HR always had the option just to put you out on unpaid maternity leave, which could leave you still covered by the group policy. This period can cover up to ninety days (12 weeks in some states) of unpaid maternity leave. I'm pretty sure it remains in effect even if you file for unemployment.

Sounds like you fit, and they're pretty accommodating for a company that lays off pregnant women...I doubt those kinds of layoffs would play well in Peoria, and they're trying to make nice. It's their money; they can play it to your advantage for as long as they wish, i.e, you're a consultant. It's when they try to make it disadvantageous to you that the gummint steps in.

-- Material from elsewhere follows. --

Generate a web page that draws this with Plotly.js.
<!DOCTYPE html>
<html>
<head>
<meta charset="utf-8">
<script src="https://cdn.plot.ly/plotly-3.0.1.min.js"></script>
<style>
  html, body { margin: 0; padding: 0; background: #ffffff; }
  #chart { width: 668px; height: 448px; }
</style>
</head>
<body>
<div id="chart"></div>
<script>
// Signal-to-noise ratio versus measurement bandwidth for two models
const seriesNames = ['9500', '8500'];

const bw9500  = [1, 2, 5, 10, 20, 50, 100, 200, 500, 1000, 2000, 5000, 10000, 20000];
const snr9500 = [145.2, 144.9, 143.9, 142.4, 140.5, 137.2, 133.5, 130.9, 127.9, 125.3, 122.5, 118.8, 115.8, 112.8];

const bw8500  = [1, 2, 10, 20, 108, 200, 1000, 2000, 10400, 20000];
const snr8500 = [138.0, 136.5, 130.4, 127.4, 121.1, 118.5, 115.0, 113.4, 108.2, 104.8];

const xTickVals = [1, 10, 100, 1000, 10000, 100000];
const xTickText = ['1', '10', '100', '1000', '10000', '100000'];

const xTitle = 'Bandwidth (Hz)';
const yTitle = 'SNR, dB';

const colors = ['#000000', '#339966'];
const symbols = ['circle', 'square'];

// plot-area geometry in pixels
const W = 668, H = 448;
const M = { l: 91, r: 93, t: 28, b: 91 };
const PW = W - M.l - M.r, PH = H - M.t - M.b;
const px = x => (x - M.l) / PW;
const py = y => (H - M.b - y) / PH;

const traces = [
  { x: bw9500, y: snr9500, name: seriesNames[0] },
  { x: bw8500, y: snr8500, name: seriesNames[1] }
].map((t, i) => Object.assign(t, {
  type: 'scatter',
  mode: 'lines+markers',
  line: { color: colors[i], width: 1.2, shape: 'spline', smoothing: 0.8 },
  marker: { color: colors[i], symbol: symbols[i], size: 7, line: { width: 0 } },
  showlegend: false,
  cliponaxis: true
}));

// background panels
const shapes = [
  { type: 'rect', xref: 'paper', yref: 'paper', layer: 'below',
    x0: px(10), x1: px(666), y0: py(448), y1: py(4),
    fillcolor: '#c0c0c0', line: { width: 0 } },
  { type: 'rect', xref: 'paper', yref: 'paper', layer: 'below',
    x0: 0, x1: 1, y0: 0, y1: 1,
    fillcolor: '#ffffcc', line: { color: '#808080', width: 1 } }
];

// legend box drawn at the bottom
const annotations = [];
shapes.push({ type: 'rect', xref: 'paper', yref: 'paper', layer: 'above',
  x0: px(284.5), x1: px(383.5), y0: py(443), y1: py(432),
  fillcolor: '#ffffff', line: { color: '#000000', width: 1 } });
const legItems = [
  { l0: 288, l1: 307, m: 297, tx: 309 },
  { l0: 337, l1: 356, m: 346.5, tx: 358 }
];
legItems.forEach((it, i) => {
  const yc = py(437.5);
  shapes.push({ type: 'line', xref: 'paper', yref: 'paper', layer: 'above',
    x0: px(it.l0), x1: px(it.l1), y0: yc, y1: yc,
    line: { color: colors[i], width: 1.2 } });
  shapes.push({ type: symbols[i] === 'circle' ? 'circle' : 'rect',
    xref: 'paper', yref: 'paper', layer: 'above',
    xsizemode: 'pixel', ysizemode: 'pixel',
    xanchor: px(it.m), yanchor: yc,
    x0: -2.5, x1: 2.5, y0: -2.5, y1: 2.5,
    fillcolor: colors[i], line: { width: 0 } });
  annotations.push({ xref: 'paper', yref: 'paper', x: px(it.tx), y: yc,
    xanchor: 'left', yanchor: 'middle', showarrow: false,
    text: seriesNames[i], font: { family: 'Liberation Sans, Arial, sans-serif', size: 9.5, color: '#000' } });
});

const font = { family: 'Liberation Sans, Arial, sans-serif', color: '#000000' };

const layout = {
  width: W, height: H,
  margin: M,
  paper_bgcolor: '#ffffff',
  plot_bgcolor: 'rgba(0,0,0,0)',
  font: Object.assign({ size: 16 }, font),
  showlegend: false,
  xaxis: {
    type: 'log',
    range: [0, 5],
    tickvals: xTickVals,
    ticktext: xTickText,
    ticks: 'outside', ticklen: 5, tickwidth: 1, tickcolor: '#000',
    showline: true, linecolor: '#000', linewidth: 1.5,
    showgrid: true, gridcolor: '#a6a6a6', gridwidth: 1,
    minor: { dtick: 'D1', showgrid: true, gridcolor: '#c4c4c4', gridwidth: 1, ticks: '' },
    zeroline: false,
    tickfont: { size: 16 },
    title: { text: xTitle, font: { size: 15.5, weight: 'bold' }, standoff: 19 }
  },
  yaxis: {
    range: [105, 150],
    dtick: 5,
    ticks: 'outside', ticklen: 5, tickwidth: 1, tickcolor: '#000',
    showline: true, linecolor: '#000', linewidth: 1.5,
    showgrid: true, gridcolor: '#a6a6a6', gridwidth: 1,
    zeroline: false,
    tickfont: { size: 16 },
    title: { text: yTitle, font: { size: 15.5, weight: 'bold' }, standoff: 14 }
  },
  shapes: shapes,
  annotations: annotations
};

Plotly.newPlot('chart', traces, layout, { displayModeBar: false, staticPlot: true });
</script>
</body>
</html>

So, probably no harm, no foul. Send the HR director a nice note with a picture of the baby in it, and ask in the middle when your COBRA letter should arrive. Oh, and tell everybody you said, "Hello!"
posted by halfbuckaroo at 6:33 PM on March 12, 2012

I've been in touch with HR to add baby to my plan with no trouble or mention of coverage arrangements.

I'm sorry I failed to notice this on the first read through, but this is probably the most advantageous thing of all. The baby will automatically transfer with your COBRA election paperwork. That one thing will save you no end of paperwork, believe me.

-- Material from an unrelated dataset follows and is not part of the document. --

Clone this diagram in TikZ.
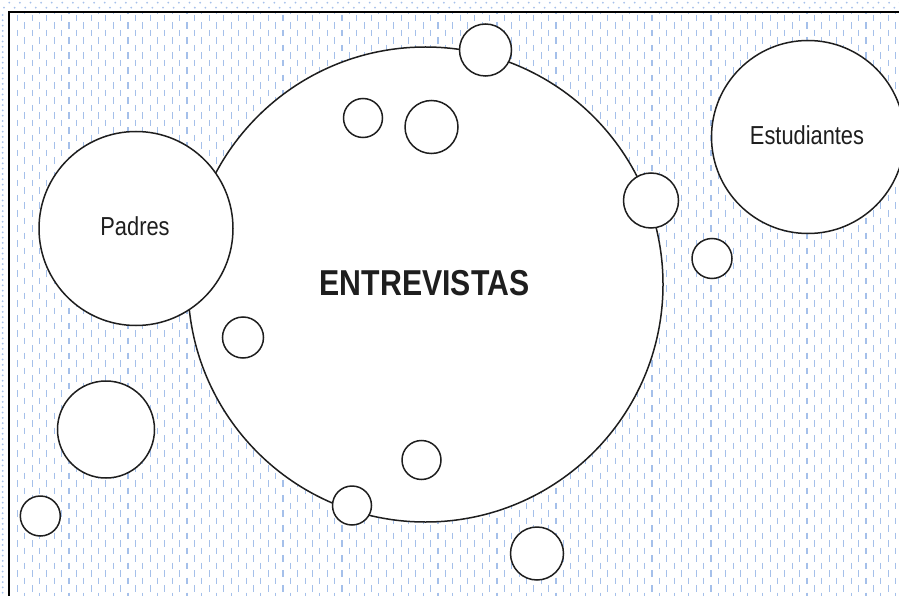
\documentclass[tikz,border=0pt]{standalone}
\usepackage{fontspec}
\setmainfont{Liberation Sans}
\newfontfamily\narrowfont[FakeStretch=0.84]{Liberation Sans}
\definecolor{patblue}{RGB}{165,192,234}
\definecolor{ink}{RGB}{30,30,30}
\begin{document}
\begin{tikzpicture}[x=1pt,y=-1pt,
  dashline/.style={patblue,line width=1.1pt,dash pattern=on 6.5pt off 8.5pt},
  bubble/.style={circle,draw=ink,line width=1.5pt,fill=white,inner sep=0pt},
  lbl/.style={anchor=base,inner sep=0pt,text=ink},
  framelines/.style={black,line width=1.1pt}]
\useasboundingbox (0,0) rectangle (899,596);
\begin{scope}
\clip (0,0) rectangle (899,596);
\fill[white] (0,0) rectangle (899,596);
% dotted strips
\foreach \k in {0,...,84} {
  \fill[patblue] ({9.3+10.6*\k},2.7) circle (1pt);
  \fill[patblue] ({4+10.6*\k},7.7) circle (1pt);
}
\foreach \k in {0,...,110} {
  \fill[patblue] (2.7,{15+5.3*\k}) circle (1pt);
}
% dashed pattern
\foreach \k in {0,...,60} {
  \draw[dashline,dash phase=12pt] ({17.3+14.76*\k},12) -- ({17.3+14.76*\k},596);
  \draw[dashline,dash phase=4.5pt] ({24.68+14.76*\k},12) -- ({24.68+14.76*\k},596);
}
% frame
\draw[framelines] (899,12) -- (9,12) -- (9,596);
% main circle
\node[bubble,minimum size=475pt] (main) at (425.5,284.5) {};
\node[lbl,font=\narrowfont\bfseries\fontsize{36}{40}\selectfont] (ent) at (424.5,295) {ENTREVISTAS};
% big circles
\node[bubble,minimum size=194pt] (padres) at (136,228.5) {};
\node[lbl,font=\narrowfont\fontsize{26}{30}\selectfont] (padrest) at (135,235) {Padres};
\node[bubble,minimum size=193pt] (estud) at (808,137) {};
\node[lbl,font=\narrowfont\fontsize{26}{30}\selectfont] (estudt) at (807,145) {Estudiantes};
% small circles
\node[bubble,minimum size=52pt] (c1) at (485.5,50) {};
\node[bubble,minimum size=39pt] (c2) at (363,118) {};
\node[bubble,minimum size=53pt] (c3) at (431.5,127) {};
\node[bubble,minimum size=55pt] (c4) at (651,200.5) {};
\node[bubble,minimum size=40pt] (c5) at (712,258.5) {};
\node[bubble,minimum size=41pt] (c6) at (243,337.5) {};
\node[bubble,minimum size=97pt] (c7) at (106,429.5) {};
\node[bubble,minimum size=40pt] (c8) at (40.3,516) {};
\node[bubble,minimum size=39pt] (c9) at (421.5,460) {};
\node[bubble,minimum size=39pt] (c10) at (352,505.5) {};
\node[bubble,minimum size=53pt] (c11) at (537,553.5) {};
\end{scope}
\end{tikzpicture}
\end{document}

I'm also sure you have received hospital bills for your delivery, and have already seen what is covered and what is not, correct?
posted by halfbuckaroo at 6:48 PM on March 12, 2012

Wow, it's pretty ballsy to lay off a pregnant woman. My guess is that they either left you on as part as your unpaid maternity leave, or HR is trying to keep you happy because this is the kind of stuff that gives employment lawyers heart palpitations.

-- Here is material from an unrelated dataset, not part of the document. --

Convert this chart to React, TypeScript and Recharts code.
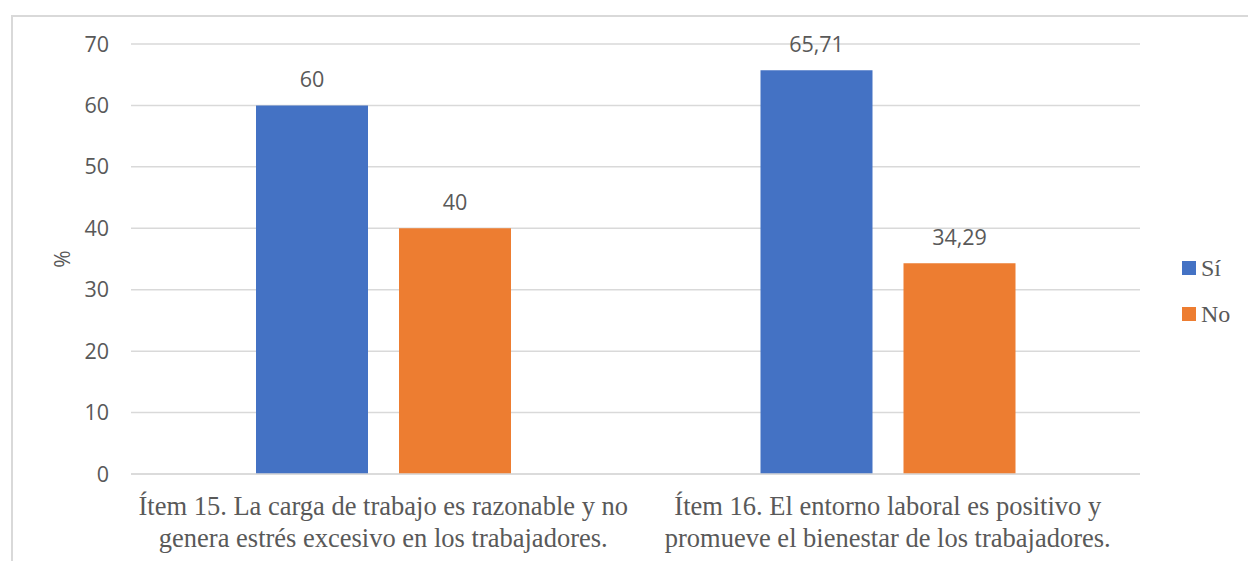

Regardless, you should be fine -- from my brief and very unillustrious career in insurance, I seem to recall that it's up to the employer to decide who's in the group, not the insurance company.

FWIW, I had an employer keep me on insurance for a couple of months when I had a gap between working and grad school. Nothing ever came of it.
posted by snickerdoodle at 8:10 PM on March 12, 2012 [1 favorite]

[As per usual, this is not a place to just complain about health insurance. Please answer the OPs question. Thank you]
posted by jessamyn at 8:29 PM on March 12, 2012

snickerdoodle: "Regardless, you should be fine -- from my brief and very unillustrious career in insurance, I seem to recall that it's up to the employer to decide who's in the group, not the insurance company."

AFAIK, this is true. I once had "employee" health insurance coverage from a company I never worked for. I did some consulting work for the owner and his many companies and somehow it came up at a dinner that I was one of the uninsured and that somehow led to an HR person sending me a form to fill out. Maybe that should have been a clue to raise my rates so I could afford my own rather than just enjoying the subsidized insurance.
posted by wierdo at 8:44 PM on March 12, 2012

Unless they are nice and willing to provide free services: they will bill you for everything they wrongly paid for. Someone will eventually get paid to audit their records, your profile will come up.

Companies just don't pay for insurance.
posted by Bun Surnt at 8:52 PM on March 12, 2012

Hospital bill has been both received and paid, nothing particularly out of the ordinary there. Thanks everyone.